* Start Stored data *

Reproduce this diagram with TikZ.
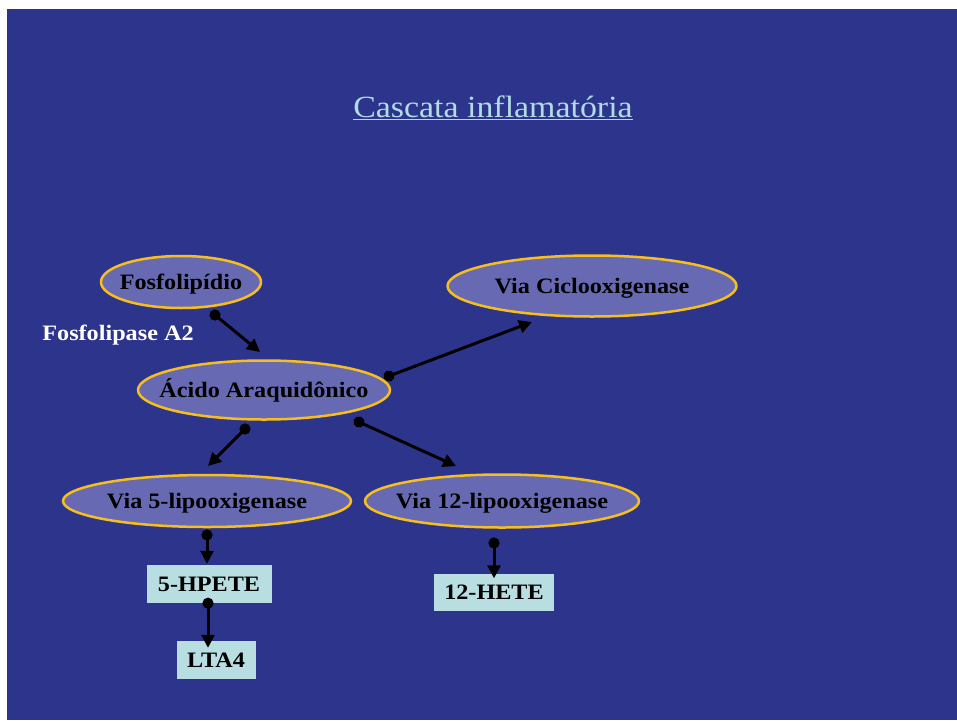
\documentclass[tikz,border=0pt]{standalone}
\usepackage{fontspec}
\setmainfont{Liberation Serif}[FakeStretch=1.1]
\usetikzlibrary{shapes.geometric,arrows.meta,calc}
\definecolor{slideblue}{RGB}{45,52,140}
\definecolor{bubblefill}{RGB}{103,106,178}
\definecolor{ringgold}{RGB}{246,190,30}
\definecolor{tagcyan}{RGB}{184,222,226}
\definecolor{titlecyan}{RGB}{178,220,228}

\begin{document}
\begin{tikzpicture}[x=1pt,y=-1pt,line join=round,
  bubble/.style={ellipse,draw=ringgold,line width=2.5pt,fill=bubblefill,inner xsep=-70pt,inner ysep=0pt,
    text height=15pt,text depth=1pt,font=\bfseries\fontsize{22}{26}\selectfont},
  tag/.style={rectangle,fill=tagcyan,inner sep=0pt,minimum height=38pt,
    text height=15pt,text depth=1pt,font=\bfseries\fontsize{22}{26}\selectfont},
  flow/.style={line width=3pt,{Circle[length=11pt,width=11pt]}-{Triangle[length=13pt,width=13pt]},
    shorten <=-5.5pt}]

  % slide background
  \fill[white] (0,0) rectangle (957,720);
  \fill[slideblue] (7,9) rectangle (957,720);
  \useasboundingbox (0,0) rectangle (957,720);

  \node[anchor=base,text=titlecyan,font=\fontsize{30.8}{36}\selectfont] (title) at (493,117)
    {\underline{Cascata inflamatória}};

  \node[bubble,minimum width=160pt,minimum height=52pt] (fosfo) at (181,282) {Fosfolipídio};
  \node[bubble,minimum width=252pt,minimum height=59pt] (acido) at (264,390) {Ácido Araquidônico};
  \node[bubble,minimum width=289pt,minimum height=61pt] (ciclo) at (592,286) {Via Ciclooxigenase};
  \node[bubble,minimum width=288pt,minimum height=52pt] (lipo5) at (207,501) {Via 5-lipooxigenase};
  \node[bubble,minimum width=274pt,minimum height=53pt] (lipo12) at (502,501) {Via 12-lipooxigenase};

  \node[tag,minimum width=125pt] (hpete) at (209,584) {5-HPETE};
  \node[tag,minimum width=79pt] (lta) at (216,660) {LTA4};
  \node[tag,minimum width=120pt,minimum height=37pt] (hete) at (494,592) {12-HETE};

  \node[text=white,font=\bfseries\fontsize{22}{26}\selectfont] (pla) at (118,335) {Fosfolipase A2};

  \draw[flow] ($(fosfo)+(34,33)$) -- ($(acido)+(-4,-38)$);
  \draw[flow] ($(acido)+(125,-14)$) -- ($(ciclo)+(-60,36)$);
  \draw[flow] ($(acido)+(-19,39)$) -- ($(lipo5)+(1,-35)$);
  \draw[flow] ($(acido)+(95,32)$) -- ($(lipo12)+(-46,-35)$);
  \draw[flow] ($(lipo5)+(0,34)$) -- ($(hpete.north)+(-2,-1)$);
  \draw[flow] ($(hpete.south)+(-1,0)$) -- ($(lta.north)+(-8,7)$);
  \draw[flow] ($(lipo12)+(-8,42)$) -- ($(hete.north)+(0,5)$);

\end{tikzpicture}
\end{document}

* End Stored data *

**What to work on**
Give an exact reproduction of every line, leaving out any picture.

**Result of this task**
Reproduce this diagram with TikZ.
\documentclass[tikz,border=0pt]{standalone}
\usepackage{fontspec}
\setmainfont{Liberation Serif}[FakeStretch=1.1]
\usetikzlibrary{shapes.geometric,arrows.meta,calc}
\definecolor{slideblue}{RGB}{45,52,140}
\definecolor{bubblefill}{RGB}{103,106,178}
\definecolor{ringgold}{RGB}{246,190,30}
\definecolor{tagcyan}{RGB}{184,222,226}
\definecolor{titlecyan}{RGB}{178,220,228}

\begin{document}
\begin{tikzpicture}[x=1pt,y=-1pt,line join=round,
  bubble/.style={ellipse,draw=ringgold,line width=2.5pt,fill=bubblefill,inner xsep=-70pt,inner ysep=0pt,
    text height=15pt,text depth=1pt,font=\bfseries\fontsize{22}{26}\selectfont},
  tag/.style={rectangle,fill=tagcyan,inner sep=0pt,minimum height=38pt,
    text height=15pt,text depth=1pt,font=\bfseries\fontsize{22}{26}\selectfont},
  flow/.style={line width=3pt,{Circle[length=11pt,width=11pt]}-{Triangle[length=13pt,width=13pt]},
    shorten <=-5.5pt}]

  % slide background
  \fill[white] (0,0) rectangle (957,720);
  \fill[slideblue] (7,9) rectangle (957,720);
  \useasboundingbox (0,0) rectangle (957,720);

  \node[anchor=base,text=titlecyan,font=\fontsize{30.8}{36}\selectfont] (title) at (493,117)
    {\underline{Cascata inflamatória}};

  \node[bubble,minimum width=160pt,minimum height=52pt] (fosfo) at (181,282) {Fosfolipídio};
  \node[bubble,minimum width=252pt,minimum height=59pt] (acido) at (264,390) {Ácido Araquidônico};
  \node[bubble,minimum width=289pt,minimum height=61pt] (ciclo) at (592,286) {Via Ciclooxigenase};
  \node[bubble,minimum width=288pt,minimum height=52pt] (lipo5) at (207,501) {Via 5-lipooxigenase};
  \node[bubble,minimum width=274pt,minimum height=53pt] (lipo12) at (502,501) {Via 12-lipooxigenase};

  \node[tag,minimum width=125pt] (hpete) at (209,584) {5-HPETE};
  \node[tag,minimum width=79pt] (lta) at (216,660) {LTA4};
  \node[tag,minimum width=120pt,minimum height=37pt] (hete) at (494,592) {12-HETE};

  \node[text=white,font=\bfseries\fontsize{22}{26}\selectfont] (pla) at (118,335) {Fosfolipase A2};

  \draw[flow] ($(fosfo)+(34,33)$) -- ($(acido)+(-4,-38)$);
  \draw[flow] ($(acido)+(125,-14)$) -- ($(ciclo)+(-60,36)$);
  \draw[flow] ($(acido)+(-19,39)$) -- ($(lipo5)+(1,-35)$);
  \draw[flow] ($(acido)+(95,32)$) -- ($(lipo12)+(-46,-35)$);
  \draw[flow] ($(lipo5)+(0,34)$) -- ($(hpete.north)+(-2,-1)$);
  \draw[flow] ($(hpete.south)+(-1,0)$) -- ($(lta.north)+(-8,7)$);
  \draw[flow] ($(lipo12)+(-8,42)$) -- ($(hete.north)+(0,5)$);

\end{tikzpicture}
\end{document}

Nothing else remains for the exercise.